Tuesday, November 28, 2006

Qube Blog

If you haven't noticed yet, I've added a link to Qube Blog, which is a project I've been asked to help out with. I think the idea is eventually to publish a series of coffee-table style books, featuring thought provoking questions paired with high-quality images, intended to generate interesting and important discussion in social settings. My job is to see how well the ideas discuss. I'm not sure a blog works best, because the discussion gets a bit long for the narrow column format.

Consider this your personal invitation to participate in the discussion (so I don't look like an idiot talking to myself) and also a request for feedback on the blog (what you like or don't; what works or doesn't). Feel free to email me re: Qube Blog at: qubeblog[at]gmail[dot]com.
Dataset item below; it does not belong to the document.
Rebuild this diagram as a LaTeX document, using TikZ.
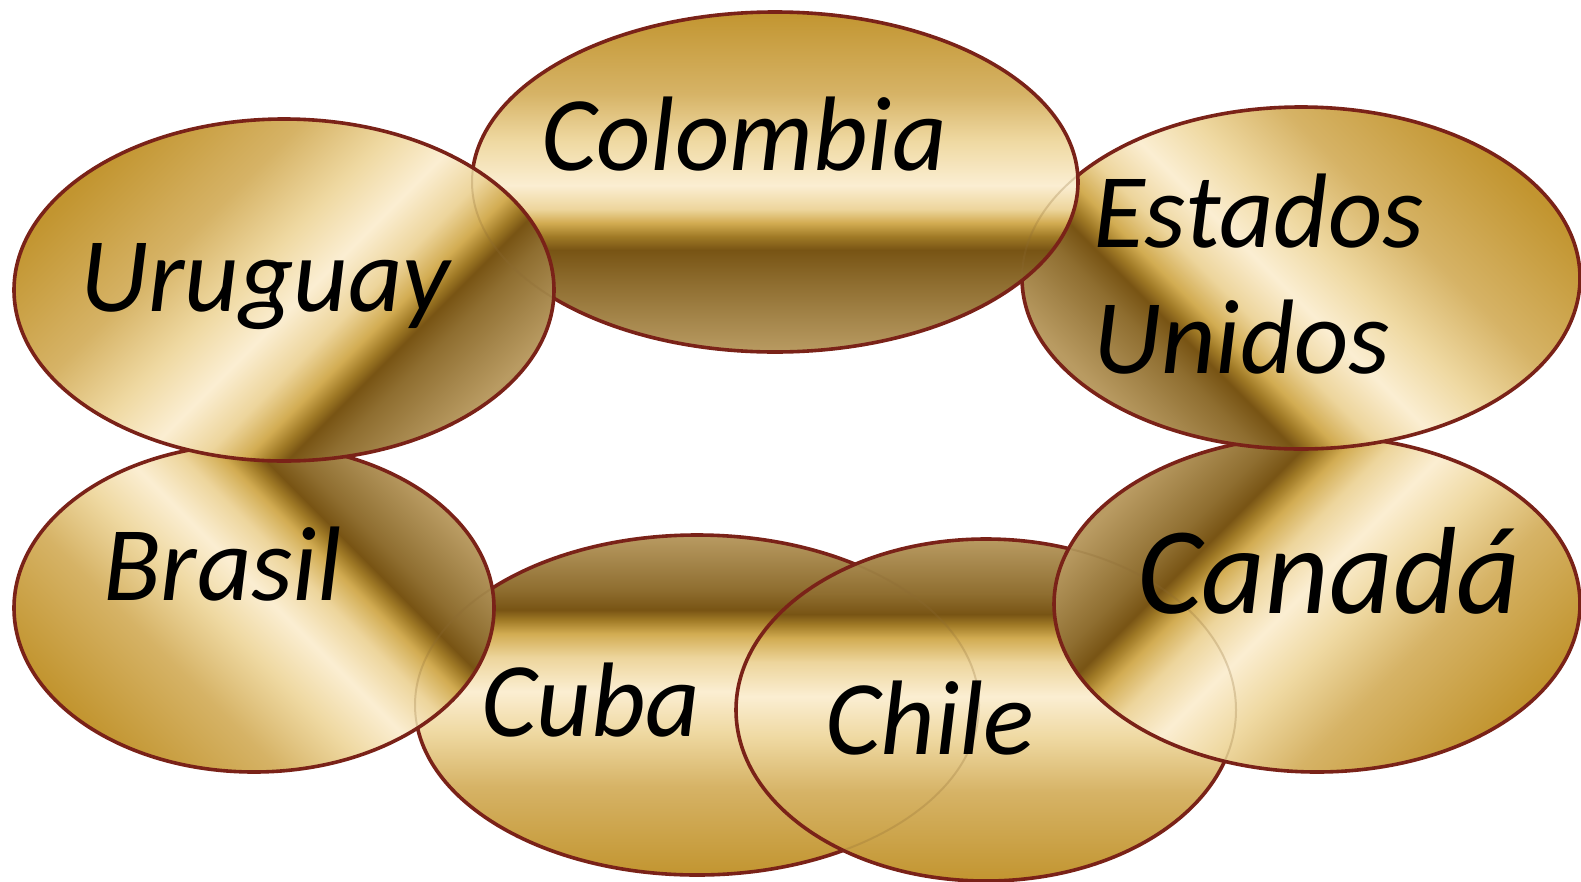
\documentclass[tikz,border=0pt]{standalone}
\usepackage{fontspec}
\setmainfont{Carlito}
\usetikzlibrary{shapes.geometric}
\definecolor{g0}{HTML}{B99B62}
\definecolor{g1}{HTML}{A4854A}
\definecolor{g2}{HTML}{8F6E30}
\definecolor{gD}{HTML}{785414}
\definecolor{g3}{HTML}{A07A26}
\definecolor{g4}{HTML}{D2AC52}
\definecolor{g5}{HTML}{EDD59C}
\definecolor{gC}{HTML}{FBEED2}
\definecolor{g6}{HTML}{EFD9A2}
\definecolor{g7}{HTML}{D6B366}
\definecolor{gO}{HTML}{C29530}
\definecolor{rim}{HTML}{7A2218}
\definecolor{ghostc}{HTML}{8C6A34}
\pgfdeclareverticalshading{goldA}{100bp}{color(0bp)=(g0); color(25bp)=(g0); color(29bp)=(g1); color(33bp)=(g2); color(36bp)=(gD); color(37.5bp)=(g3); color(39.5bp)=(g4); color(43bp)=(g5); color(48bp)=(gC); color(54bp)=(g6); color(62bp)=(g7); color(75bp)=(gO); color(100bp)=(gO)}
\pgfdeclareverticalshading{goldB}{100bp}{color(0bp)=(g0); color(25bp)=(g0); color(30bp)=(g1); color(35bp)=(g2); color(40bp)=(gD); color(42bp)=(g3); color(44bp)=(g4); color(46bp)=(g5); color(49.5bp)=(gC); color(56bp)=(g6); color(63bp)=(g7); color(75bp)=(gO); color(100bp)=(gO)}
\tikzset{
  coin/.style={ellipse, draw=rim, line width=3.6pt, inner sep=0pt, shading=goldA},
  ghost/.style={draw=ghostc, draw opacity=0.25, line width=2pt},
  lbl/.style={anchor=base west, inner sep=0pt, font=\itshape\fontsize{106}{126}\selectfont, text=black}
}
\begin{document}
\begin{tikzpicture}[x=1pt,y=-1pt]
\useasboundingbox[fill=white] (0,0) rectangle (1581,881);
% bottom to top
\node[coin, minimum width=564pt, minimum height=340pt, shading angle=180] (cuba) at (697,705) {};
\node[coin, minimum width=480pt, minimum height=328pt, shading angle=135] (brasil) at (254,608) {};
\node[coin, minimum width=500pt, minimum height=342pt, shading angle=180] (chile) at (986,710) {};
\node[coin, minimum width=526pt, minimum height=336pt, shading angle=225] (canada) at (1317,604) {};
\node[coin, minimum width=558pt, minimum height=342pt, shading angle=-45] (eu) at (1301,278) {};
\node[coin, minimum width=606pt, minimum height=340pt, shading=goldB, shading angle=0] (colombia) at (775,182) {};
\node[coin, minimum width=540pt, minimum height=342pt, shading angle=45] (uruguay) at (284,290) {};
% faint edges of the lower shapes seen through the upper ones
\begin{scope}
  \clip (986,710) ellipse [x radius=248, y radius=169];
  \draw[ghost] (697,705) ellipse [x radius=282, y radius=170];
\end{scope}
\begin{scope}
  \clip (254,608) ellipse [x radius=238, y radius=162];
  \draw[ghost] (697,705) ellipse [x radius=282, y radius=170];
\end{scope}
\begin{scope}
  \clip (1317,604) ellipse [x radius=261, y radius=166];
  \draw[ghost] (986,710) ellipse [x radius=250, y radius=171];
\end{scope}
\begin{scope}
  \clip (775,182) ellipse [x radius=301, y radius=168];
  \draw[ghost] (1301,278) ellipse [x radius=279, y radius=171];
\end{scope}
\begin{scope}
  \clip (284,290) ellipse [x radius=268, y radius=169];
  \draw[ghost] (775,182) ellipse [x radius=303, y radius=170];
\end{scope}
% labels
\node[lbl] (tcolombia) at (541,170) {Colombia};
\node[lbl] (turuguay) at (80,311) {Uruguay};
\node[lbl, align=left] (teu) at (1093,373) {Estados\\Unidos};
\node[lbl] (tbrasil) at (103,600) {Brasil};
\node[lbl, font=\itshape\fontsize{124}{126}\selectfont] (tcanada) at (1137,613) {Canadá};
\node[lbl] (tcuba) at (481,736) {Cuba};
\node[lbl] (tchile) at (825,754) {Chile};
\end{tikzpicture}
\end{document}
Thanks. I Hope everyone is well. I've been sick since last Wednesday (yup. I was sick on Thanksgiving and couldn't smell or taste the turkey). I'm feeling somewhat better today, after sleeping fourteen hours yesterday, but I'm still not sure if I'm actually recovering or if the three cups of coffee I had this morning are masking the symptoms.

Peace.

Tuesday, November 14, 2006

Rain Baby

Tomorrow Eliot will be seven. He was born six weeks premature, so seven years ago to this moment, I had no idea he was about to arrive. I imagine myself napping on our old, wood and wicker couch or staring out the enormous picture window behind it at city houses all in rows, and city children hanging lazily on porches and playing in the street. I remember rain, and maybe there was rain—as is common in St. Louis in November. But rain is almost all I remember that year.

In my thoughts of childhood, I am perpetually seven. I was seven when I hugged the white house on 8th Avenue and said goodbye to hay fields and country roads; to Johnny Height and Mindy Plumpton, whose straight brown pigtails I both adored and envied. I said hello to sidewalks, green lawns and neat suburban blocks. My heart widened that year. I sat on my swing set in the dark and told God a great secret-- I would love Him forever. I would love people, too; the hurt ones, the lonely ones. This was the great awakening of my heart to inner dialogue and large questions. Also that year, I split open my chin to the bone, while racing bikes with my brother. For weeks afterward, I could walk past Grace Bible Church and see my blood dripped all over the stony sidewalk. Once, I squatted near it and covered the brown dots with my hand. I wished until my stomach hurt that I could go back, and not glance sideways at my brother's tire. At first when I looked at the blood, my stomach always churned like that, but later, as the story spread, I grew sort of proud of it. That’s my blood there on the sidewalk; that’s a piece of me. It seemed like years before the rain finally washed away the last spatter but when it was gone, I knew I had lost something. That year I wrote my first poem.

I wrote a letter to Marshall the year he turned seven. I was away in England for ten weeks, and I wanted to tell him about being seven. Micah turned five while I was gone, and Eliot was just one and a half. I have a photograph of him: blond curls piled high on his head and a bottle hanging from his smirking mouth. His eyes are clear blue and as often as I’ve tried to find him in that picture, I can’t. This child isn’t in my memory. I wasn't there. It was only ten weeks, and I needed to go. Still, I imagine a churning hole of sadness in his middle, as my memory faded like blood stains on the sidewalk.

Tonight, I lay down on Eliot’s bed to kiss him and tuck him in. He asked me to sing The Meatball Song, so I laughed and started in,

"On top of spaghetti, all covered with cheese;
I lost my poor meatball when somebody sneezed."


He sang along with me until we came to the last line. He was quiet while I sang,

"It rolled down the sidewalk and under a bush
And then my poor meatball was nothing but mush!"


“That is such a sad song,” he said. “Do you know what I would do? I would run and catch the meatball and clean all the dirt off it and then I would put it back on my spaghetti.”

He asked me why the person in the song didn’t do that and then he asked me why anyone would write such a sad song and call it funny. I laid my head on the pillow next to him and smiled as he sang his very own continuation of The Meatball Song, which finds the meatball “pulling up its sleeves”, making its way back into the house and “onto the plate”, and wraps up neatly with everyone having a “happy day”.

It must have been a healing rain that November and it must have been enough, because Eliot is all flowers and sunshine.